As I said, my story does not invalidate your original post. There is no way to mine the data files via DUL? I can understand, perhaps, if the backups were done and the tapes were bad. But not doing a backup at all? A friend in Support once told me that on calls like that one, what he wanted to say was "update your resume and don't send it to me". What he did is what Oracle does.... attempt to recover the data.

You know I'm the biggest believer in the world in backups, testing recovery, figuring out all the craziest possible scenarios and testing them as well. Who would have ever dreamed up 9/11 or Katrina?

Rachel

Sun Sep 04, 07:13:00 AM EDT  

Blogger Thomas Kyte said....

11 weeks

sorry -- meant 11 days, referenced from the original post..

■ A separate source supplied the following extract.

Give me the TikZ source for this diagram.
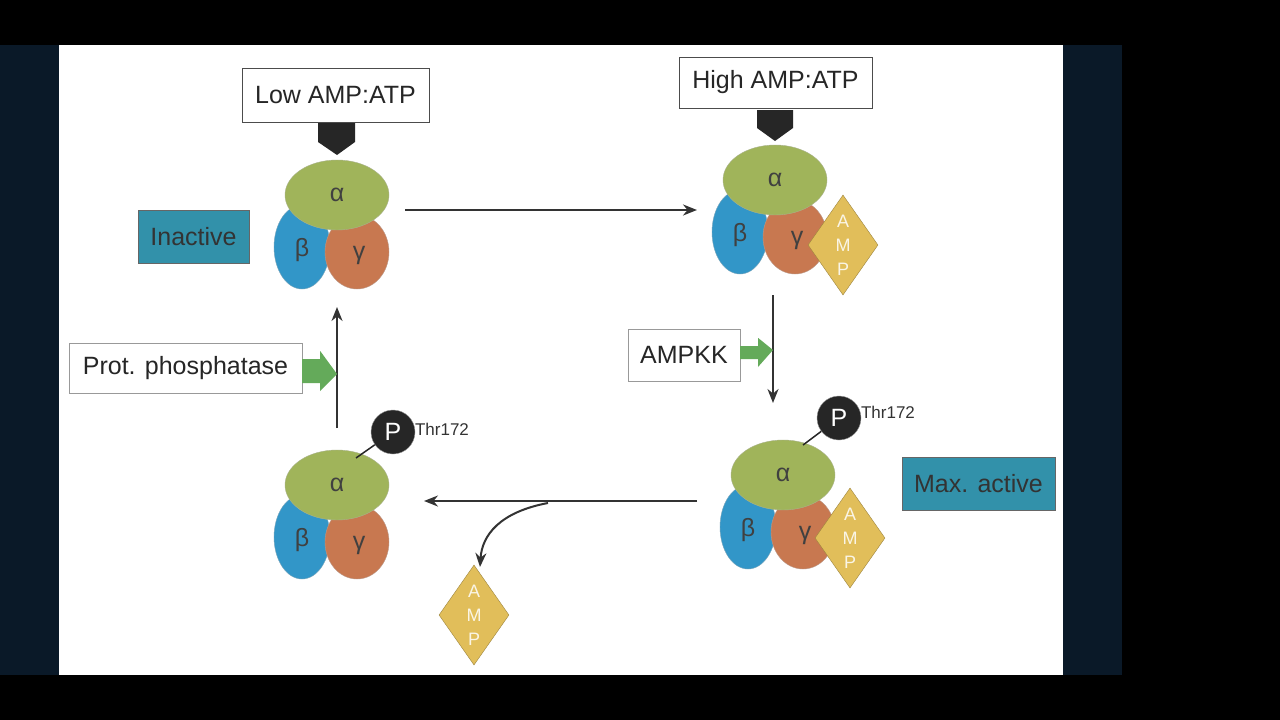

11 DAYS (still horrible, weeks would be worse but 11 days since their last full cold backup of their noarchivelog mode database)


Rachel --

don't get me wrong, I didn't have an issue with your approach, I was making a comment on the 11 days of exposure. I would not like the daily export - but hey, it was daily, you were trying to limit the amount of exposure.

this was 11 days.

(coming from a guy that syncs his laptop with 3 other computers in 2 different locations as often as possible, at least once a day... And the databases - bzacked up even more vigorously).

Sun Sep 04, 09:19:00 AM EDT  

Blogger Connor McDonald said....

as they say in the classics...

ability to backup ain't important, but ability to recover is.

Mon Sep 05, 12:04:00 AM EDT  

Anonymous doug c said....

Would you mind repeating how you synch your laptop to two other computers once a day? Was it that open source tool you mentioned a few weeks ago?

Mon Sep 05, 01:25:00 AM EDT  

Blogger Justis Durkee said....

... bzacked up even more vigorously).

You listening to snoop dog these days?
Let me know when you want to hit the club.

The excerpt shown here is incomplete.